# Off Topic > Tips and Tutorials >  >  Example of Monte Carlo simulation -- Monty Hall Problem

## MrShorty

Off and on I would wonder if a spreadsheet illustrating a Monte Carlo type simulation would be of interest, but could never think of a suitably simple, but interesting problem to apply it to. Today, the Monty Hall problem (https://en.wikipedia.org/wiki/Monty_Hall_problem ) came across my desk, and I decided this would be a simple example to apply a Monte Carlo simulation to.

A quick description of the problem. The Monty Hall problem is based on the old "Let's Make a Deal" game show. A car is randomly placed behind one of three doors (the others have goats). The player randomly selects a door. The show host then selects one of the two doors (not the car door) that the player did not select and opens the door to reveal the goat that is behind that door. At this point, the host will give the player the opportunity to switch doors or stay with the door they originally picked. Should the player switch? Our simulation will show, as indicated by others who have studied the problem, that the player should switch, because there is a better chance of winning if they do.

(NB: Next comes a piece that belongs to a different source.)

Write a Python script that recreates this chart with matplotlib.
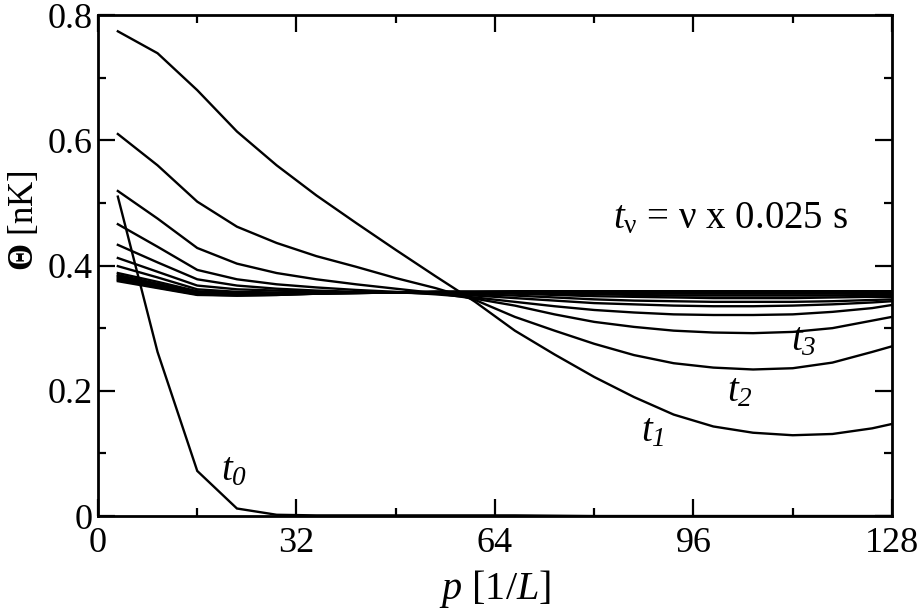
import matplotlib
matplotlib.use("Agg")
import matplotlib.pyplot as plt
from matplotlib.ticker import MultipleLocator

plt.rcParams['font.family'] = ['Liberation Serif', 'DejaVu Serif']
plt.rcParams['mathtext.fontset'] = 'custom'
# italic digits in the subscripts need an italic "rm" font
plt.rcParams['mathtext.rm'] = 'Liberation Serif:italic'
plt.rcParams['mathtext.it'] = 'Liberation Serif:italic'
plt.rcParams['mathtext.sf'] = 'Liberation Serif'
plt.rcParams['mathtext.bf'] = 'Liberation Serif:bold'

# momentum grid (bin centres) and the right edge
p = [3.2, 9.6, 16.0, 22.4, 28.8, 35.2, 41.6, 48.0, 54.4, 60.8, 67.2,
     73.6, 80.0, 86.4, 92.8, 99.2, 105.6, 112.0, 118.4, 124.8, 128.0]

# temperature profiles Theta(p) in nK at successive times t_nu
t0 = [0.510, 0.262, 0.072, 0.012, 0.002, 0.001, 0.001, 0.001, 0.001, 0.001,
      0.001, 0.0005, 0.0, 0.0, 0.0, 0.0, 0.0, 0.0, 0.0, 0.0, 0.0]
t1 = [0.774, 0.739, 0.680, 0.614, 0.560, 0.512, 0.468, 0.425, 0.383, 0.342,
      0.296, 0.258, 0.222, 0.190, 0.162, 0.143, 0.133, 0.129, 0.131, 0.140, 0.147]
t2 = [0.610, 0.560, 0.502, 0.462, 0.436, 0.415, 0.398, 0.380, 0.364, 0.345,
      0.318, 0.296, 0.275, 0.257, 0.244, 0.237, 0.234, 0.236, 0.245, 0.262, 0.271]
t3 = [0.519, 0.475, 0.428, 0.403, 0.388, 0.378, 0.370, 0.363, 0.356, 0.347,
      0.336, 0.322, 0.310, 0.302, 0.296, 0.293, 0.292, 0.294, 0.300, 0.312, 0.318]
t4 = [0.466, 0.430, 0.393, 0.378, 0.370, 0.365, 0.361, 0.358, 0.354, 0.349,
      0.342, 0.335, 0.329, 0.325, 0.322, 0.321, 0.321, 0.322, 0.326, 0.332, 0.337]
t5 = [0.433, 0.405, 0.378, 0.368, 0.363, 0.360, 0.358, 0.357, 0.355, 0.352,
      0.348, 0.344, 0.340, 0.338, 0.336, 0.335, 0.335, 0.336, 0.338, 0.341, 0.343]
t6 = [0.412, 0.390, 0.368, 0.362, 0.360, 0.358, 0.357, 0.357, 0.356, 0.354,
      0.352, 0.349, 0.346, 0.344, 0.343, 0.342, 0.342, 0.342, 0.343, 0.345, 0.346]
t7 = [0.399, 0.381, 0.362, 0.358, 0.357, 0.357, 0.357, 0.357, 0.357, 0.356,
      0.355, 0.353, 0.351, 0.350, 0.349, 0.348, 0.348, 0.348, 0.349, 0.350, 0.350]
t8 = [0.388, 0.374, 0.359, 0.356, 0.356, 0.357, 0.357, 0.357, 0.357, 0.357,
      0.356, 0.355, 0.354, 0.353, 0.352, 0.352, 0.352, 0.352, 0.352, 0.353, 0.353]
t9 = [0.385, 0.371, 0.357, 0.355, 0.355, 0.356, 0.357, 0.357, 0.357, 0.357,
      0.357, 0.356, 0.356, 0.355, 0.355, 0.355, 0.355, 0.355, 0.355, 0.355, 0.355]
t10 = [0.383, 0.369, 0.356, 0.354, 0.355, 0.356, 0.357, 0.357, 0.357, 0.357,
       0.357, 0.357, 0.357, 0.357, 0.356, 0.356, 0.356, 0.356, 0.356, 0.356, 0.356]
t11 = [0.381, 0.367, 0.355, 0.353, 0.354, 0.356, 0.357, 0.357, 0.358, 0.358,
       0.358, 0.358, 0.358, 0.358, 0.357, 0.357, 0.357, 0.357, 0.357, 0.357, 0.357]
t12 = [0.379, 0.366, 0.354, 0.353, 0.354, 0.355, 0.356, 0.357, 0.358, 0.358,
       0.358, 0.358, 0.358, 0.358, 0.358, 0.358, 0.358, 0.358, 0.358, 0.358, 0.358]
t13 = [0.377, 0.365, 0.354, 0.352, 0.353, 0.355, 0.356, 0.357, 0.358, 0.358,
       0.358, 0.359, 0.359, 0.359, 0.359, 0.359, 0.359, 0.359, 0.359, 0.359, 0.359]
t14 = [0.375, 0.364, 0.353, 0.352, 0.353, 0.355, 0.356, 0.357, 0.358, 0.358,
       0.359, 0.359, 0.359, 0.359, 0.359, 0.359, 0.359, 0.359, 0.359, 0.359, 0.359]

curves = [t0, t1, t2, t3, t4, t5, t6, t7, t8, t9, t10, t11, t12, t13, t14]

fig = plt.figure(figsize=(9.21, 6.13), dpi=100)
ax = fig.add_axes([0.1064, 0.1582, 0.8621, 0.8173])

for c in curves:
    ax.plot(p, c, color='black', lw=1.7, solid_joinstyle='miter')

ax.set_xlim(0, 128)
ax.set_ylim(0, 0.8)
ax.xaxis.set_major_locator(MultipleLocator(32))
ax.xaxis.set_minor_locator(MultipleLocator(16))
ax.yaxis.set_minor_locator(MultipleLocator(0.1))
ax.set_yticks([0, 0.2, 0.4, 0.6, 0.8])
ax.set_yticklabels(['0', '0.2', '0.4', '0.6', '0.8'])

ax.tick_params(which='both', direction='in', top=True, right=True,
               labelsize=26, width=1.6)
ax.tick_params(which='major', length=12)
ax.tick_params(which='minor', length=6)
ax.tick_params(axis='x', which='major', pad=8)
ax.tick_params(axis='y', which='major', pad=4)
for s in ax.spines.values():
    s.set_linewidth(2.0)

ax.set_xlabel(r'$p$ [1/$L$]', fontsize=29, labelpad=6)
ax.set_ylabel(r'$\mathbf{\Theta}$ [nK]', fontsize=25)
ax.yaxis.set_label_coords(-0.072, 0.59)

lab = dict(fontsize=28, ha='center', va='center')
ax.text(22.0, 0.073, r'$t_{\mathrm{0}}$', **lab)
ax.text(89.5, 0.135, r'$t_{\mathrm{1}}$', **lab)
ax.text(103.5, 0.198, r'$t_{\mathrm{2}}$', **lab)
ax.text(113.8, 0.280, r'$t_{\mathrm{3}}$', **lab)
ax.text(83.0, 0.475, r'$t_{\mathsf{ν}}$ = ν x 0.025 s', fontsize=28,
        ha='left', va='center')

fig.savefig('out.png', dpi=100)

The spreadsheet uses Excel's built in random number generator (the RANDBETWEEN() function specifically) to generate the random numbers that are part of each game (see columns A, B, L, P, T). All of the calculations for a single game play are arranged so they fit on a single row, and appropriate relative and absolute references are selected in these formulas. Then, the row is copied as many times as desired (I made about 1000 copies) to simulate the desired number of games. The number of wins for each scenario (stay or switch) is tallied up and the proportion of wins is calculated. Things to do:

1) You can press F9 to execute a new calculation and see how the proportion of wins changes (Repeatedly pressing F9, I see between 62% and 70% win rate for switching at 1000 simulations). 
2) One could increase or decrease the number of simulations (the number of rows) to see how much the win rates change with fewer or more simulations included. How does having more or fewer rows in the calculation effect the "error" in the calculation?
3) Adjust input parameters/assumptions to see how they change. For example, what if you assumed that the car would be behind door 1 50% of the time instead of 33% of the time?

----------